In a similar fashion, the agent will be concerned as to his reputation and perception by potential employers (and even the current employer) and will therefore strive to display favourable characteristics. The agent will not seek to maximise in the current period if it hampers his future prospects. Thus an agent who reports truthfully and attempts to maximise on the principals behalf will be recognised and be even more greatly rewarded by promotion or obtaining a new appointment. This is why agents will seek to perform highly in all areas and not only those on which they are evaluated. Whereas Kohn argues the number one casualty of rewards to be creativity, it appears that managers would be more keen to display their creativity since it is highly sought after.

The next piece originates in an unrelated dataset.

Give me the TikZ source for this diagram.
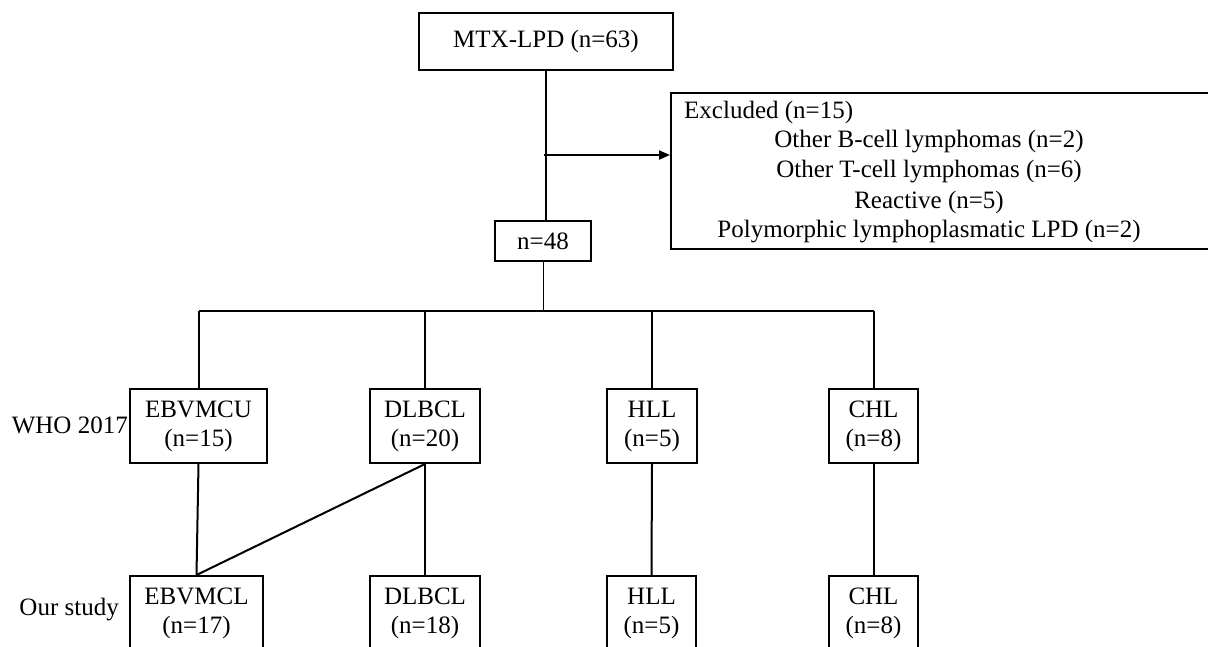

In conclusion, it appears that most employer-employee relationships and firms’ compensation practices are far more complicated than standard principal-agent theory allows. Although Kohn’s arguments do reflect many of the dysfunctions associated with introducing incentive schemes, in terms of agency theory, they appear to be a critique of the standard agency model with its rather narrow outlook. Kohn has failed to appreciate the extensions to the agency model in terms of dealing with multi-tasking and multi-period issues. The intuition behind the agency model is rather robust which with slight adaptation can very well explain the practical insights which we observe in practice and which Kohn uses to illustrate his arguments. Many of Kohn’s illustrations simply appear to revolve around bad practice and organisations which have not thought very much about their incentive implementation process and job design processes. Most crucially, incentives need to be developed for the specific situation and need to be aligned to ensure that it is based on broad measures of the organisational and managerial performance. Incentives are not a ‘quick-fix’ and they cannot simply be implemented to make up for organisational lackings and bad practice.